Le Centre pour le Développement de l’Education, partenaire de mise en œuvre travaille avec les autorités éducatives pour inclure l’éducation à l’esprit d’entrepreneuriat des jeunes dans les programmes officiels d’enseignement et de formation.
Comment appréciez-vous la question de l’emploi des jeunes au Sénégal ? Comment votre stratégie actuelle pourrait-elle contribuer à apporter une réponse à la demande des jeunes ?
L’emploi des jeunes constitue une préoccupation majeure. La Fondation Mastercard travaille sur plusieurs initiatives, tout en tirant des leçons de la première année de mise en œuvre de la stratégie « Young Africa Works » et des effets de la pandémie de Covid-19 sur l’économie sénégalaise.

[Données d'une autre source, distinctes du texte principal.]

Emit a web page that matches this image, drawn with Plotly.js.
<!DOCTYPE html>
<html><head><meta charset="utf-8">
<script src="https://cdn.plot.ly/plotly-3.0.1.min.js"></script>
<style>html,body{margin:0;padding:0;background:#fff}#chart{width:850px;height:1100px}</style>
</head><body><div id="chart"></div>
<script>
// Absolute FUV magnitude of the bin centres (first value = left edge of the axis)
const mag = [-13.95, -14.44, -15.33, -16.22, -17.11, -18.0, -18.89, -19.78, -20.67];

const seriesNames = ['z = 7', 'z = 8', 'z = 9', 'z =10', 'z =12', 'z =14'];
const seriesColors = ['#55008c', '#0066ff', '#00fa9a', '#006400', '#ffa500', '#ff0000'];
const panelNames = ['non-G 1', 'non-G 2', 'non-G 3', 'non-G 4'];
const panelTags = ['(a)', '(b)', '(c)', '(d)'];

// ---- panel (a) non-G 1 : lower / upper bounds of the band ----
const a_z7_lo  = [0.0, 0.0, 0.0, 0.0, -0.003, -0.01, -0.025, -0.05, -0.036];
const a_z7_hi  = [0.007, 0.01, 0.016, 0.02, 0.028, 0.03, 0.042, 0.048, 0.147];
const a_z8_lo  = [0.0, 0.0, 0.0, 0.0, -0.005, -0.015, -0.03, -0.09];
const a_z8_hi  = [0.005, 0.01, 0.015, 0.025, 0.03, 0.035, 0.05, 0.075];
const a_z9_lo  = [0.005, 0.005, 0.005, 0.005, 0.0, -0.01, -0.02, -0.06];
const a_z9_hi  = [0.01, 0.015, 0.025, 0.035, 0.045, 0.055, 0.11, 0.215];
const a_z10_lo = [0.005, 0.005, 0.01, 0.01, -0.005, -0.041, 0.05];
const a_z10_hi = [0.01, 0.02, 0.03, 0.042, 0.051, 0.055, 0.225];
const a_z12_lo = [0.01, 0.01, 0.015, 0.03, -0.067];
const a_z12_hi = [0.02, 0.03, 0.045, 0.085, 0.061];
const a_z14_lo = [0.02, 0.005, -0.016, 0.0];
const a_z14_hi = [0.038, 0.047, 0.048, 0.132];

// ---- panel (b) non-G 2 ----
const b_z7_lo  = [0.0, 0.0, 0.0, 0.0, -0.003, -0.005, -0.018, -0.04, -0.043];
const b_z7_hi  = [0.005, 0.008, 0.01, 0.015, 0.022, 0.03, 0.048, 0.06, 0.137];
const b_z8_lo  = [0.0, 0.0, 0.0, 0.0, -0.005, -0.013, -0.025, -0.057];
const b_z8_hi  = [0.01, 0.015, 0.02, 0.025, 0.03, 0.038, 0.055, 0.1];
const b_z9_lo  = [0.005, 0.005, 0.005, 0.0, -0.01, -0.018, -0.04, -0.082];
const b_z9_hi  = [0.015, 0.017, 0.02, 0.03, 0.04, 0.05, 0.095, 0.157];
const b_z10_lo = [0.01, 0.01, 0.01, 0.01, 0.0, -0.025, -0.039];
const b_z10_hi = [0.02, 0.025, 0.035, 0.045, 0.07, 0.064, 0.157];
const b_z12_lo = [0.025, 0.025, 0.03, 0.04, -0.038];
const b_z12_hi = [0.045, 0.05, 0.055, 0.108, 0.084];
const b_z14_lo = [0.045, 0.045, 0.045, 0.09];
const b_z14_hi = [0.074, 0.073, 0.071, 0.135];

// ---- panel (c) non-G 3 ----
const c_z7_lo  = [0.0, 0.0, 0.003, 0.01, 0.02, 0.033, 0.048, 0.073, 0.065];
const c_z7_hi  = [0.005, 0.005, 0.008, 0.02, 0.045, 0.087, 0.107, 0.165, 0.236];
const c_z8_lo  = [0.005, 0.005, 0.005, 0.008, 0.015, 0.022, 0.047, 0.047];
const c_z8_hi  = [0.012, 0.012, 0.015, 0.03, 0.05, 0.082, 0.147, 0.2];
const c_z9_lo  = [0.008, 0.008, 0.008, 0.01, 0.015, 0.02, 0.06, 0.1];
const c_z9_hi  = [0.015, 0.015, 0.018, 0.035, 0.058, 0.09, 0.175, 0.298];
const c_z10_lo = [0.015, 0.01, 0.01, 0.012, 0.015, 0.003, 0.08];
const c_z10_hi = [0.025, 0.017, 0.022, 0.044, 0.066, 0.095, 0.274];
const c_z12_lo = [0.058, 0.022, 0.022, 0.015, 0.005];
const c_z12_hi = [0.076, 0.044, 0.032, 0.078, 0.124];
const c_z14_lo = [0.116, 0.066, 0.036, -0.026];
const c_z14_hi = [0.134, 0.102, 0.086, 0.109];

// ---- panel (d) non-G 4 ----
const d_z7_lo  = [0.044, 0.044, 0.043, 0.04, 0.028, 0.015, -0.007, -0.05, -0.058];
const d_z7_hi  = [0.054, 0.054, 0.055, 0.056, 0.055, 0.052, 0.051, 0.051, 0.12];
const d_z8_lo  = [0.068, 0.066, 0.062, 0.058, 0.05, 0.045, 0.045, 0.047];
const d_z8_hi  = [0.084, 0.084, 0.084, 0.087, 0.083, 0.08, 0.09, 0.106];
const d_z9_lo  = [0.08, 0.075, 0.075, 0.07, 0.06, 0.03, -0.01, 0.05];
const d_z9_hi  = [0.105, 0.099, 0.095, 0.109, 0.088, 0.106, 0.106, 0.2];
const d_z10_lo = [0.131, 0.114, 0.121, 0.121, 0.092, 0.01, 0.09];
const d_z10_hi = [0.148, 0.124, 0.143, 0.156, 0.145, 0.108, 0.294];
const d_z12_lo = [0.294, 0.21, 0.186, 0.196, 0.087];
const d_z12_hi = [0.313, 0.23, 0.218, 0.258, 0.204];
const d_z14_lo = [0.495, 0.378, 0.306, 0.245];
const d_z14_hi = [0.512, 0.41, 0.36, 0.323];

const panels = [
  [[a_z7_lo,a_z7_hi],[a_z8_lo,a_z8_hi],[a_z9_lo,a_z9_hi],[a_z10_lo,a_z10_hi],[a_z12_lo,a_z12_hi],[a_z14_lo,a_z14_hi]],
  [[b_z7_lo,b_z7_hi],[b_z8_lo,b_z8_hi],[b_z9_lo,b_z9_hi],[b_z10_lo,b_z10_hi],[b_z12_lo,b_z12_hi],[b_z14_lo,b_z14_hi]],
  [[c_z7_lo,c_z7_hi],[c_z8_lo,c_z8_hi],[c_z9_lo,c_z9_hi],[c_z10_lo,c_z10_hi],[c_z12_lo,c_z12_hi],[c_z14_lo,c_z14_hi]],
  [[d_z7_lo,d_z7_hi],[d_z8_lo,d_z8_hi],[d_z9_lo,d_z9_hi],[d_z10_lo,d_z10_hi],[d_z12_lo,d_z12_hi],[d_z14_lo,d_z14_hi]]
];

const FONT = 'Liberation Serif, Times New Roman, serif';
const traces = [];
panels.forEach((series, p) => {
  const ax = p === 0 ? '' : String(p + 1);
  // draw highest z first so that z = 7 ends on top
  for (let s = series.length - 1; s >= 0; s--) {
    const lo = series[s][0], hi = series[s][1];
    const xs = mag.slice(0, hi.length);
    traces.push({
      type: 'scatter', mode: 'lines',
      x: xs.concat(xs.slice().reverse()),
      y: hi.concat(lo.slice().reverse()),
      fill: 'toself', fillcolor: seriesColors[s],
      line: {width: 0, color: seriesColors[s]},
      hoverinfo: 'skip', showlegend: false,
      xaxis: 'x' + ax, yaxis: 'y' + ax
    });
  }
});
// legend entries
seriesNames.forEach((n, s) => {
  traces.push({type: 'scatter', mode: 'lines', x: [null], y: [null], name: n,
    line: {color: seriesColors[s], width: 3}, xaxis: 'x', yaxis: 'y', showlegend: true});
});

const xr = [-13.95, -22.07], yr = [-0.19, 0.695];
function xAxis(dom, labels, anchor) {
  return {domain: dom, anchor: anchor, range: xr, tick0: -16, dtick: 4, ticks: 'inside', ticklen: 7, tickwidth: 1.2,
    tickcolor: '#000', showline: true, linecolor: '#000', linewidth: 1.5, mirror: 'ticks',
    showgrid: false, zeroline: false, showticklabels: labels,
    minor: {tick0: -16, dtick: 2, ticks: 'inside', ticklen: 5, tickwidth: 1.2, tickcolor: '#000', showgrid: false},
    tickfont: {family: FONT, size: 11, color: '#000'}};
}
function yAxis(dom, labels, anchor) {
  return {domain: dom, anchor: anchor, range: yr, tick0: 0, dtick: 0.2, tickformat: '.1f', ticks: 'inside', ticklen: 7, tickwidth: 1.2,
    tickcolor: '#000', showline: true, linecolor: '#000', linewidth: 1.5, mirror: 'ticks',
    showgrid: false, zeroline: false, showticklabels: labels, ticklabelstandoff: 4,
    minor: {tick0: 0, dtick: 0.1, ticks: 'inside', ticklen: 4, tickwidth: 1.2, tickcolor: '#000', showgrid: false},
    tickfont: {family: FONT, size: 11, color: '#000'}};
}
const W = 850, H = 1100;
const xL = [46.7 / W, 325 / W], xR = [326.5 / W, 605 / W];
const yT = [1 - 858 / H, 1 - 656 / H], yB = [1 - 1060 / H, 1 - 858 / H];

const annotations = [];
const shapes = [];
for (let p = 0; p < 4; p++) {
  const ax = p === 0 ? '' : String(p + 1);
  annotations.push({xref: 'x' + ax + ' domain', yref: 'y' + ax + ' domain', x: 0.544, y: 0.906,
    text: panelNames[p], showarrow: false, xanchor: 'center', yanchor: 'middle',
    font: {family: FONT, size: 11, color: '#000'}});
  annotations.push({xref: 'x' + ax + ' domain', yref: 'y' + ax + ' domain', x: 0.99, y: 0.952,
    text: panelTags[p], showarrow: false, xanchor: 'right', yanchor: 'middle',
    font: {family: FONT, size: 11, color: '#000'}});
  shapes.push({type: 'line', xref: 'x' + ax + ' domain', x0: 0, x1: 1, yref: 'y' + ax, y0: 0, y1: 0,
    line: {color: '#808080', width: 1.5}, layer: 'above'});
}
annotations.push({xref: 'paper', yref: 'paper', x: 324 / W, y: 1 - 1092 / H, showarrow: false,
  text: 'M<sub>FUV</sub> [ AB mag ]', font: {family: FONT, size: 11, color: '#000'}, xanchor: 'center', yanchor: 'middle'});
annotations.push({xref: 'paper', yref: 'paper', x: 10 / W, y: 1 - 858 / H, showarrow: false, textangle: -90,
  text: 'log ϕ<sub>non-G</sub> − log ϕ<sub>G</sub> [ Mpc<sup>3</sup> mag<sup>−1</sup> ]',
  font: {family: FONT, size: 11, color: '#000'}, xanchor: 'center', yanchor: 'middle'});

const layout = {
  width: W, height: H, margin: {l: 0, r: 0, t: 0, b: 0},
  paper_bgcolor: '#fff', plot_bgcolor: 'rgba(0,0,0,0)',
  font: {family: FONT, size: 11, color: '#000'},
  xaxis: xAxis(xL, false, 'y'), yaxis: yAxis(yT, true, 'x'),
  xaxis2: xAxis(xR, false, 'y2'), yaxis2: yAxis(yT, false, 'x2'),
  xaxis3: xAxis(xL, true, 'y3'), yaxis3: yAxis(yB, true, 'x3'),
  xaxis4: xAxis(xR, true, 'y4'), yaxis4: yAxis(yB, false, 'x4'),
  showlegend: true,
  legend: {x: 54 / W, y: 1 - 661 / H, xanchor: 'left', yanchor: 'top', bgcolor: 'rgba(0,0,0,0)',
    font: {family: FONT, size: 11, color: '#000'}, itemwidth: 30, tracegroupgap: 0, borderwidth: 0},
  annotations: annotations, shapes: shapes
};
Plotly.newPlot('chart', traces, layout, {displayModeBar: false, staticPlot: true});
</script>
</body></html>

Nous avons mené un exercice de diagnostic assez exhaustif pour mieux comprendre la situation de l’emploi des jeunes et identifier les secteurs à fort potentiel de création d’emplois. Les priorités nationales ont été prises en compte et les principaux acteurs de l’emploi des jeunes impliqués dans le processus. A l’issue de celui-ci, de nouveaux programmes sont en train d’être cocréés avec divers partenaires dans le pays pour obtenir un impact durable et à long terme pour les jeunes.